Quote the data below in full, minus the images.

— start DATA SEGMENT —

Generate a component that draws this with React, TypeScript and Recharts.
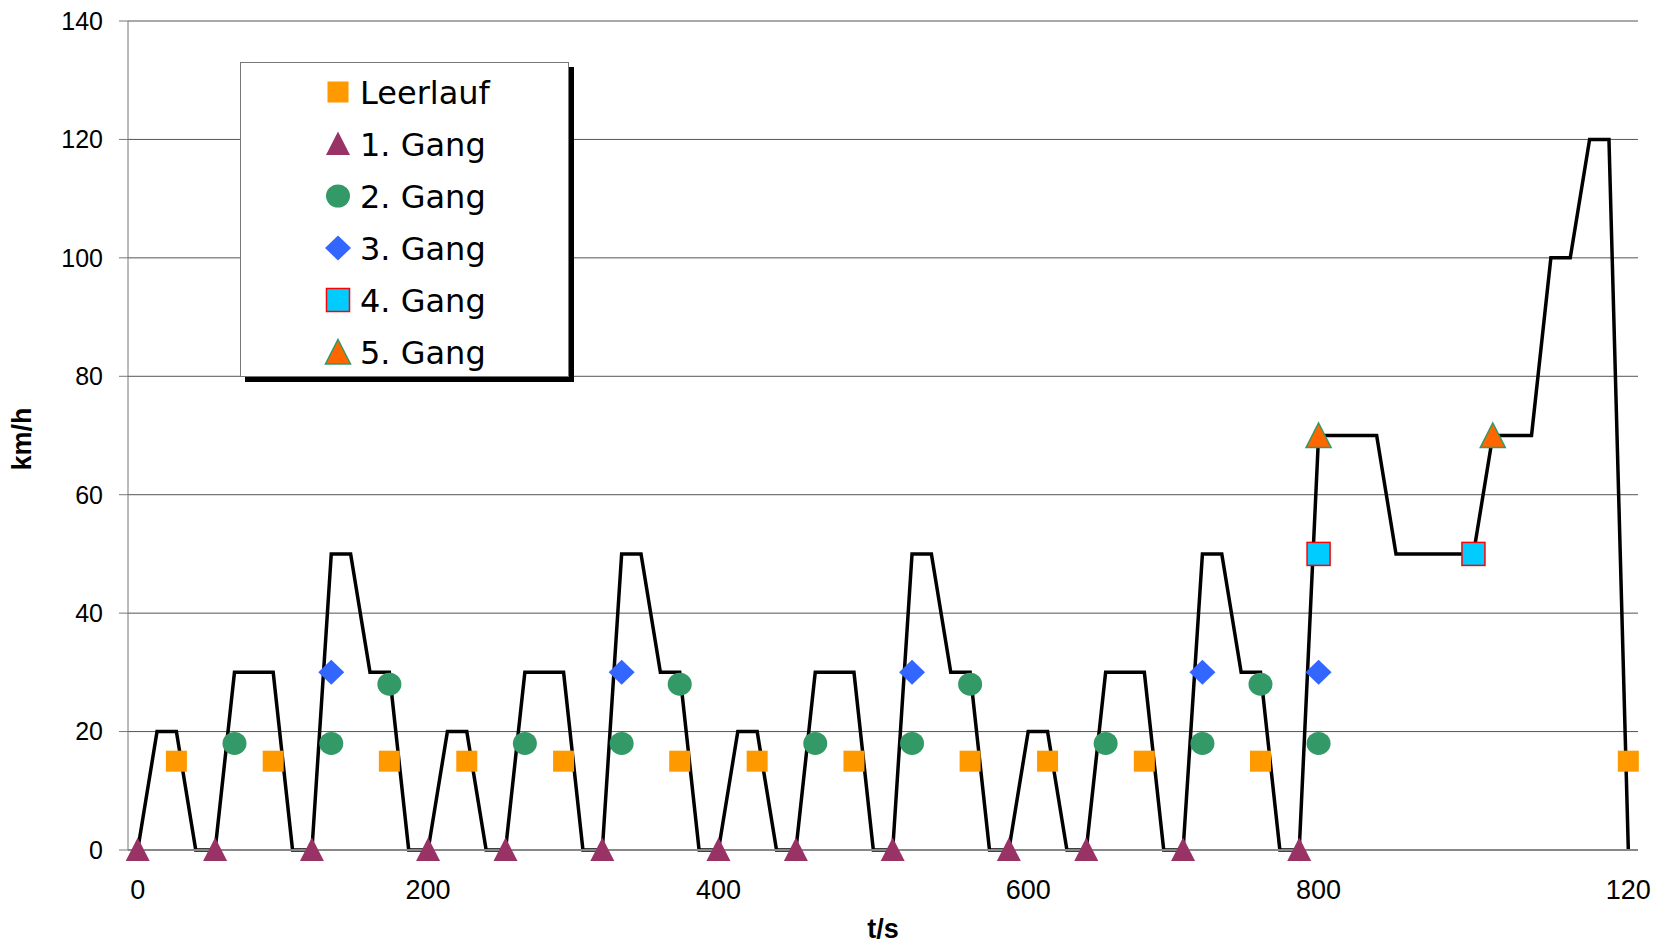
import React from "react";
import { ComposedChart, Line, XAxis, YAxis, CartesianGrid, Legend, Label } from "recharts";

// speed profile, one value per category step (km/h)
const speed = [
  0, 20, 20, 0, 0, 30, 30, 30, 0, 0, 50, 50, 30, 30, 0,
  0, 20, 20, 0, 0, 30, 30, 30, 0, 0, 50, 50, 30, 30, 0,
  0, 20, 20, 0, 0, 30, 30, 30, 0, 0, 50, 50, 30, 30, 0,
  0, 20, 20, 0, 0, 30, 30, 30, 0, 0, 50, 50, 30, 30, 0,
  0, 70, 70, 70, 70, 50, 50, 50, 50, 50, 70, 70, 70, 100, 100, 120, 120, 0,
];

const tickCats = [0, 15, 30, 46, 61, 77];
const tickLabels = ["0", "200", "400", "600", "800", "120"];
const yTicks = [0, 20, 40, 60, 80, 100, 120, 140];

type Pt = [number, number];

const leerlauf: Pt[] = [
  [2, 15], [7, 15], [13, 15], [17, 15], [22, 15], [28, 15], [32, 15],
  [37, 15], [43, 15], [47, 15], [52, 15], [58, 15], [77, 15],
];
const gang1: Pt[] = [
  [0, 0], [4, 0], [9, 0], [15, 0], [19, 0], [24, 0], [30, 0],
  [34, 0], [39, 0], [45, 0], [49, 0], [54, 0], [60, 0],
];
const gang2: Pt[] = [
  [5, 18], [10, 18], [13, 28], [20, 18], [25, 18], [28, 28], [35, 18],
  [40, 18], [43, 28], [50, 18], [55, 18], [58, 28], [61, 18],
];
const gang3: Pt[] = [[10, 30], [25, 30], [40, 30], [55, 30], [61, 30]];
const gang4: Pt[] = [[61, 50], [69, 50]];
const gang5: Pt[] = [[61, 70], [70, 70]];

const series = [
  { key: "leer", name: "Leerlauf", points: leerlauf, shape: "square" },
  { key: "g1", name: "1. Gang", points: gang1, shape: "triangle" },
  { key: "g2", name: "2. Gang", points: gang2, shape: "circle" },
  { key: "g3", name: "3. Gang", points: gang3, shape: "diamond" },
  { key: "g4", name: "4. Gang", points: gang4, shape: "box" },
  { key: "g5", name: "5. Gang", points: gang5, shape: "triangle2" },
];

const data = speed.map((v, i) => {
  const row: Record<string, number | null> = { i, v };
  series.forEach((s) => {
    const hit = s.points.find((p) => p[0] === i);
    row[s.key] = hit ? hit[1] : null;
  });
  return row;
});

function marker(shape: string, cx: number, cy: number, key?: string) {
  switch (shape) {
    case "square":
      return <rect key={key} x={cx - 10.5} y={cy - 10.5} width={21} height={21} fill="#FF9900" />;
    case "triangle":
      return (
        <polygon key={key} points={`${cx},${cy - 12.5} ${cx + 12},${cy + 11} ${cx - 12},${cy + 11}`} fill="#993366" />
      );
    case "circle":
      return <ellipse key={key} cx={cx} cy={cy} rx={12} ry={11.5} fill="#339966" />;
    case "diamond":
      return (
        <polygon key={key} points={`${cx},${cy - 12.5} ${cx + 13},${cy} ${cx},${cy + 12.5} ${cx - 13},${cy}`} fill="#3366FF" />
      );
    case "box":
      return (
        <rect key={key} x={cx - 11.5} y={cy - 11.5} width={23} height={23} fill="#00CCFF" stroke="#FF0000" strokeWidth={1.5} />
      );
    default:
      return (
        <polygon
          key={key}
          points={`${cx},${cy - 12.5} ${cx + 12.5},${cy + 12} ${cx - 12.5},${cy + 12}`}
          fill="#FF6600"
          stroke="#339966"
          strokeWidth={1.5}
        />
      );
  }
}

const dotFor = (shape: string) => (props: any) => {
  const { cx, cy, index } = props;
  if (props.value == null || cx == null || cy == null) return <g key={`n-${shape}-${index}`} />;
  return marker(shape, cx, cy, `d-${shape}-${index}`);
};

const LegendBox = () => (
  <svg width={336} height={322} style={{ display: "block" }}>
    <rect x={5} y={5} width={329} height={315} fill="#000" />
    <rect x={0.5} y={0.5} width={328} height={314} fill="#fff" stroke="#777" />
    {series.map((s, k) => (
      <g key={s.key}>
        {marker(s.shape, 98, 30 + k * 52)}
        <text x={120} y={30 + k * 52 + 11.5} fontFamily="DejaVu Sans" fontSize={32} fill="#000">
          {s.name}
        </text>
      </g>
    ))}
  </svg>
);

export default function App() {
  return (
    <div style={{ position: "absolute", left: 0, top: 0, width: 1667, height: 946, background: "#fff" }}>
      <ComposedChart width={1667} height={946} data={data} margin={{ top: 21, right: 29, bottom: 0, left: 0 }}>
        <CartesianGrid vertical={false} stroke="#555" />
        <XAxis
          dataKey="i"
          type="number"
          domain={[-0.5, 77.5]}
          ticks={tickCats}
          tickFormatter={(v: number) => tickLabels[tickCats.indexOf(v)]}
          interval={0}
          height={96}
          tickLine={false}
          tickSize={0}
          tickMargin={30}
          axisLine={{ stroke: "#888", strokeWidth: 2 }}
          tick={{ fontFamily: "Liberation Sans", fontSize: 27, fill: "#000" }}
        >
          <Label
            content={() => (
              <text x={883} y={938} textAnchor="middle" fontFamily="Liberation Sans" fontWeight="bold" fontSize={27} fill="#000">
                t/s
              </text>
            )}
          />
        </XAxis>
        <YAxis
          type="number"
          domain={[0, 140]}
          ticks={yTicks}
          width={128}
          tickSize={9}
          tickMargin={16}
          tickLine={{ stroke: "#777" }}
          axisLine={{ stroke: "#777" }}
          tick={{ fontFamily: "Liberation Sans", fontSize: 25, fill: "#000" }}
        >
          <Label
            content={() => (
              <text
                x={31}
                y={439}
                transform="rotate(-90 31 439)"
                textAnchor="middle"
                fontFamily="Liberation Sans"
                fontWeight="bold"
                fontSize={27}
                fill="#000"
              >
                km/h
              </text>
            )}
          />
        </YAxis>
        <Legend
          layout="vertical"
          align="center"
          verticalAlign="middle"
          wrapperStyle={{ left: 240, top: 62, width: 336, height: 322 }}
          content={() => <LegendBox />}
        />
        <Line
          dataKey="v"
          stroke="#000"
          strokeWidth={3.5}
          strokeLinejoin="miter"
          dot={false}
          activeDot={false}
          legendType="none"
          isAnimationActive={false}
        />
        {series.map((s) => (
          <Line
            key={s.key}
            dataKey={s.key}
            name={s.name}
            stroke="none"
            dot={dotFor(s.shape)}
            activeDot={false}
            isAnimationActive={false}
          />
        ))}
      </ComposedChart>
    </div>
  );
}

— end DATA SEGMENT —

RESULT BELOW:
Generate a component that draws this with React, TypeScript and Recharts.
import React from "react";
import { ComposedChart, Line, XAxis, YAxis, CartesianGrid, Legend, Label } from "recharts";

// speed profile, one value per category step (km/h)
const speed = [
  0, 20, 20, 0, 0, 30, 30, 30, 0, 0, 50, 50, 30, 30, 0,
  0, 20, 20, 0, 0, 30, 30, 30, 0, 0, 50, 50, 30, 30, 0,
  0, 20, 20, 0, 0, 30, 30, 30, 0, 0, 50, 50, 30, 30, 0,
  0, 20, 20, 0, 0, 30, 30, 30, 0, 0, 50, 50, 30, 30, 0,
  0, 70, 70, 70, 70, 50, 50, 50, 50, 50, 70, 70, 70, 100, 100, 120, 120, 0,
];

const tickCats = [0, 15, 30, 46, 61, 77];
const tickLabels = ["0", "200", "400", "600", "800", "120"];
const yTicks = [0, 20, 40, 60, 80, 100, 120, 140];

type Pt = [number, number];

const leerlauf: Pt[] = [
  [2, 15], [7, 15], [13, 15], [17, 15], [22, 15], [28, 15], [32, 15],
  [37, 15], [43, 15], [47, 15], [52, 15], [58, 15], [77, 15],
];
const gang1: Pt[] = [
  [0, 0], [4, 0], [9, 0], [15, 0], [19, 0], [24, 0], [30, 0],
  [34, 0], [39, 0], [45, 0], [49, 0], [54, 0], [60, 0],
];
const gang2: Pt[] = [
  [5, 18], [10, 18], [13, 28], [20, 18], [25, 18], [28, 28], [35, 18],
  [40, 18], [43, 28], [50, 18], [55, 18], [58, 28], [61, 18],
];
const gang3: Pt[] = [[10, 30], [25, 30], [40, 30], [55, 30], [61, 30]];
const gang4: Pt[] = [[61, 50], [69, 50]];
const gang5: Pt[] = [[61, 70], [70, 70]];

const series = [
  { key: "leer", name: "Leerlauf", points: leerlauf, shape: "square" },
  { key: "g1", name: "1. Gang", points: gang1, shape: "triangle" },
  { key: "g2", name: "2. Gang", points: gang2, shape: "circle" },
  { key: "g3", name: "3. Gang", points: gang3, shape: "diamond" },
  { key: "g4", name: "4. Gang", points: gang4, shape: "box" },
  { key: "g5", name: "5. Gang", points: gang5, shape: "triangle2" },
];

const data = speed.map((v, i) => {
  const row: Record<string, number | null> = { i, v };
  series.forEach((s) => {
    const hit = s.points.find((p) => p[0] === i);
    row[s.key] = hit ? hit[1] : null;
  });
  return row;
});

function marker(shape: string, cx: number, cy: number, key?: string) {
  switch (shape) {
    case "square":
      return <rect key={key} x={cx - 10.5} y={cy - 10.5} width={21} height={21} fill="#FF9900" />;
    case "triangle":
      return (
        <polygon key={key} points={`${cx},${cy - 12.5} ${cx + 12},${cy + 11} ${cx - 12},${cy + 11}`} fill="#993366" />
      );
    case "circle":
      return <ellipse key={key} cx={cx} cy={cy} rx={12} ry={11.5} fill="#339966" />;
    case "diamond":
      return (
        <polygon key={key} points={`${cx},${cy - 12.5} ${cx + 13},${cy} ${cx},${cy + 12.5} ${cx - 13},${cy}`} fill="#3366FF" />
      );
    case "box":
      return (
        <rect key={key} x={cx - 11.5} y={cy - 11.5} width={23} height={23} fill="#00CCFF" stroke="#FF0000" strokeWidth={1.5} />
      );
    default:
      return (
        <polygon
          key={key}
          points={`${cx},${cy - 12.5} ${cx + 12.5},${cy + 12} ${cx - 12.5},${cy + 12}`}
          fill="#FF6600"
          stroke="#339966"
          strokeWidth={1.5}
        />
      );
  }
}

const dotFor = (shape: string) => (props: any) => {
  const { cx, cy, index } = props;
  if (props.value == null || cx == null || cy == null) return <g key={`n-${shape}-${index}`} />;
  return marker(shape, cx, cy, `d-${shape}-${index}`);
};

const LegendBox = () => (
  <svg width={336} height={322} style={{ display: "block" }}>
    <rect x={5} y={5} width={329} height={315} fill="#000" />
    <rect x={0.5} y={0.5} width={328} height={314} fill="#fff" stroke="#777" />
    {series.map((s, k) => (
      <g key={s.key}>
        {marker(s.shape, 98, 30 + k * 52)}
        <text x={120} y={30 + k * 52 + 11.5} fontFamily="DejaVu Sans" fontSize={32} fill="#000">
          {s.name}
        </text>
      </g>
    ))}
  </svg>
);

export default function App() {
  return (
    <div style={{ position: "absolute", left: 0, top: 0, width: 1667, height: 946, background: "#fff" }}>
      <ComposedChart width={1667} height={946} data={data} margin={{ top: 21, right: 29, bottom: 0, left: 0 }}>
        <CartesianGrid vertical={false} stroke="#555" />
        <XAxis
          dataKey="i"
          type="number"
          domain={[-0.5, 77.5]}
          ticks={tickCats}
          tickFormatter={(v: number) => tickLabels[tickCats.indexOf(v)]}
          interval={0}
          height={96}
          tickLine={false}
          tickSize={0}
          tickMargin={30}
          axisLine={{ stroke: "#888", strokeWidth: 2 }}
          tick={{ fontFamily: "Liberation Sans", fontSize: 27, fill: "#000" }}
        >
          <Label
            content={() => (
              <text x={883} y={938} textAnchor="middle" fontFamily="Liberation Sans" fontWeight="bold" fontSize={27} fill="#000">
                t/s
              </text>
            )}
          />
        </XAxis>
        <YAxis
          type="number"
          domain={[0, 140]}
          ticks={yTicks}
          width={128}
          tickSize={9}
          tickMargin={16}
          tickLine={{ stroke: "#777" }}
          axisLine={{ stroke: "#777" }}
          tick={{ fontFamily: "Liberation Sans", fontSize: 25, fill: "#000" }}
        >
          <Label
            content={() => (
              <text
                x={31}
                y={439}
                transform="rotate(-90 31 439)"
                textAnchor="middle"
                fontFamily="Liberation Sans"
                fontWeight="bold"
                fontSize={27}
                fill="#000"
              >
                km/h
              </text>
            )}
          />
        </YAxis>
        <Legend
          layout="vertical"
          align="center"
          verticalAlign="middle"
          wrapperStyle={{ left: 240, top: 62, width: 336, height: 322 }}
          content={() => <LegendBox />}
        />
        <Line
          dataKey="v"
          stroke="#000"
          strokeWidth={3.5}
          strokeLinejoin="miter"
          dot={false}
          activeDot={false}
          legendType="none"
          isAnimationActive={false}
        />
        {series.map((s) => (
          <Line
            key={s.key}
            dataKey={s.key}
            name={s.name}
            stroke="none"
            dot={dotFor(s.shape)}
            activeDot={false}
            isAnimationActive={false}
          />
        ))}
      </ComposedChart>
    </div>
  );
}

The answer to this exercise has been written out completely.